Repeat the data word for word. Do not include the pictures.

━━━━━ Given entries

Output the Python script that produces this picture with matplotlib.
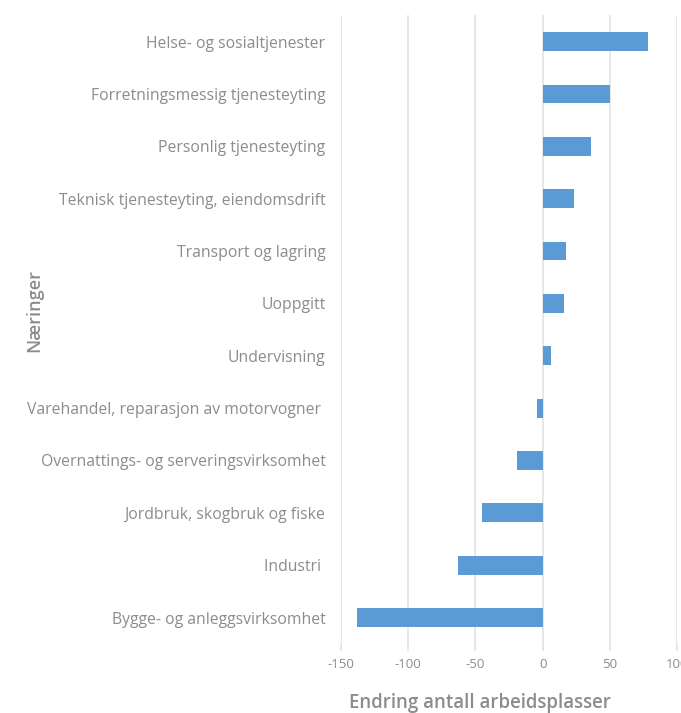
import numpy as np
import matplotlib
matplotlib.use("Agg")
import matplotlib.pyplot as plt

# Data
naeringer = [
    "Helse- og sosialtjenester",
    "Forretningsmessig tjenesteyting",
    "Personlig tjenesteyting",
    "Teknisk tjenesteyting, eiendomsdrift",
    "Transport og lagring",
    "Uoppgitt",
    "Undervisning",
    "Varehandel, reparasjon av motorvogner ",
    "Overnattings- og serveringsvirksomhet",
    "Jordbruk, skogbruk og fiske",
    "Industri ",
    "Bygge- og anleggsvirksomhet",
]
endring = [78, 50, 36, 23, 17, 16, 6, -4, -19, -45, -63, -138]
x_ticks = [-150, -100, -50, 0, 50, 100]

plt.rcParams['font.family'] = ['Open Sans', 'DejaVu Sans']
grey = '#8c8c8c'

fig = plt.figure(figsize=(6.81, 7.13), dpi=100)
ax = fig.add_axes([0.5003, 0.0972, 0.4943, 0.8811])

y = np.arange(len(naeringer))
ax.barh(y, endring, height=0.36, color='#5b9bd5', zorder=3)

ax.set_xlim(-150, 100)
ax.set_ylim(len(naeringer) - 0.5, -0.5)
ax.set_xticks(x_ticks)
ax.set_xticklabels([str(t) for t in x_ticks])
ax.set_yticks(y)
ax.set_yticklabels(naeringer)

ax.grid(axis='x', color='#e3e3e3', linewidth=1.2, zorder=0)
for s in ax.spines.values():
    s.set_visible(False)

ax.tick_params(axis='y', length=0, pad=11, labelsize=11.3, labelcolor=grey)
ax.tick_params(axis='x', length=5, color='#e3e3e3', width=1.2, pad=5,
               labelsize=9.5, labelcolor=grey)

ax.set_xlabel("Endring antall arbeidsplasser", fontsize=13.4, color=grey,
              fontweight='semibold', va='center')
ax.xaxis.set_label_coords(0.414, -0.094)
fig.text(0.051, 0.565, "Næringer", rotation=90, fontsize=13, color=grey,
         fontweight='semibold', ha='center', va='center')

fig.savefig("out.png", dpi=100)
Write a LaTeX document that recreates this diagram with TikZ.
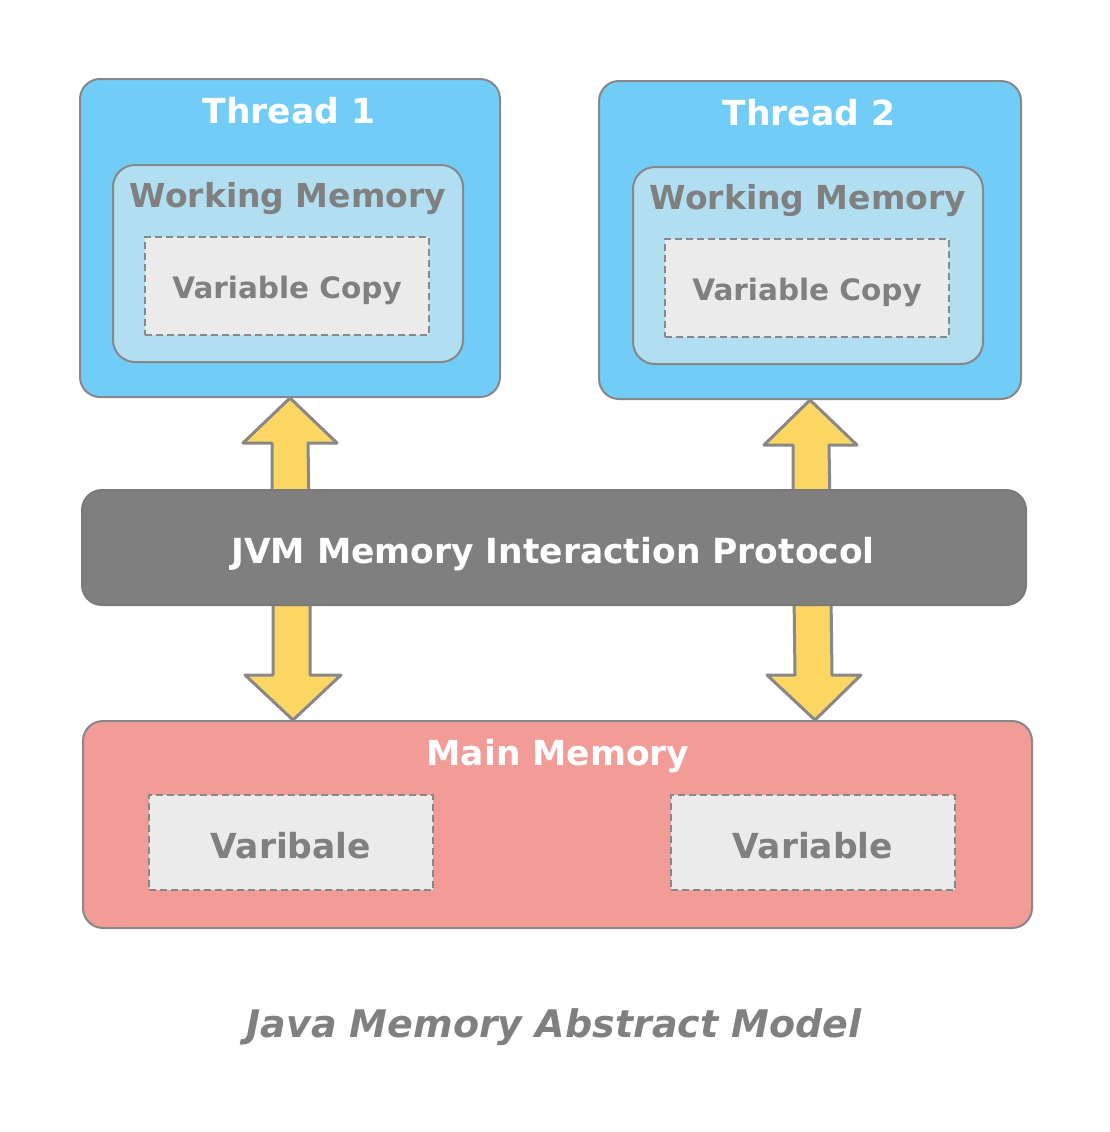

━━━━━━━━━━

■ Final answer ■
Output the Python script that produces this picture with matplotlib.
import numpy as np
import matplotlib
matplotlib.use("Agg")
import matplotlib.pyplot as plt

# Data
naeringer = [
    "Helse- og sosialtjenester",
    "Forretningsmessig tjenesteyting",
    "Personlig tjenesteyting",
    "Teknisk tjenesteyting, eiendomsdrift",
    "Transport og lagring",
    "Uoppgitt",
    "Undervisning",
    "Varehandel, reparasjon av motorvogner ",
    "Overnattings- og serveringsvirksomhet",
    "Jordbruk, skogbruk og fiske",
    "Industri ",
    "Bygge- og anleggsvirksomhet",
]
endring = [78, 50, 36, 23, 17, 16, 6, -4, -19, -45, -63, -138]
x_ticks = [-150, -100, -50, 0, 50, 100]

plt.rcParams['font.family'] = ['Open Sans', 'DejaVu Sans']
grey = '#8c8c8c'

fig = plt.figure(figsize=(6.81, 7.13), dpi=100)
ax = fig.add_axes([0.5003, 0.0972, 0.4943, 0.8811])

y = np.arange(len(naeringer))
ax.barh(y, endring, height=0.36, color='#5b9bd5', zorder=3)

ax.set_xlim(-150, 100)
ax.set_ylim(len(naeringer) - 0.5, -0.5)
ax.set_xticks(x_ticks)
ax.set_xticklabels([str(t) for t in x_ticks])
ax.set_yticks(y)
ax.set_yticklabels(naeringer)

ax.grid(axis='x', color='#e3e3e3', linewidth=1.2, zorder=0)
for s in ax.spines.values():
    s.set_visible(False)

ax.tick_params(axis='y', length=0, pad=11, labelsize=11.3, labelcolor=grey)
ax.tick_params(axis='x', length=5, color='#e3e3e3', width=1.2, pad=5,
               labelsize=9.5, labelcolor=grey)

ax.set_xlabel("Endring antall arbeidsplasser", fontsize=13.4, color=grey,
              fontweight='semibold', va='center')
ax.xaxis.set_label_coords(0.414, -0.094)
fig.text(0.051, 0.565, "Næringer", rotation=90, fontsize=13, color=grey,
         fontweight='semibold', ha='center', va='center')

fig.savefig("out.png", dpi=100)
Write a LaTeX document that recreates this diagram with TikZ.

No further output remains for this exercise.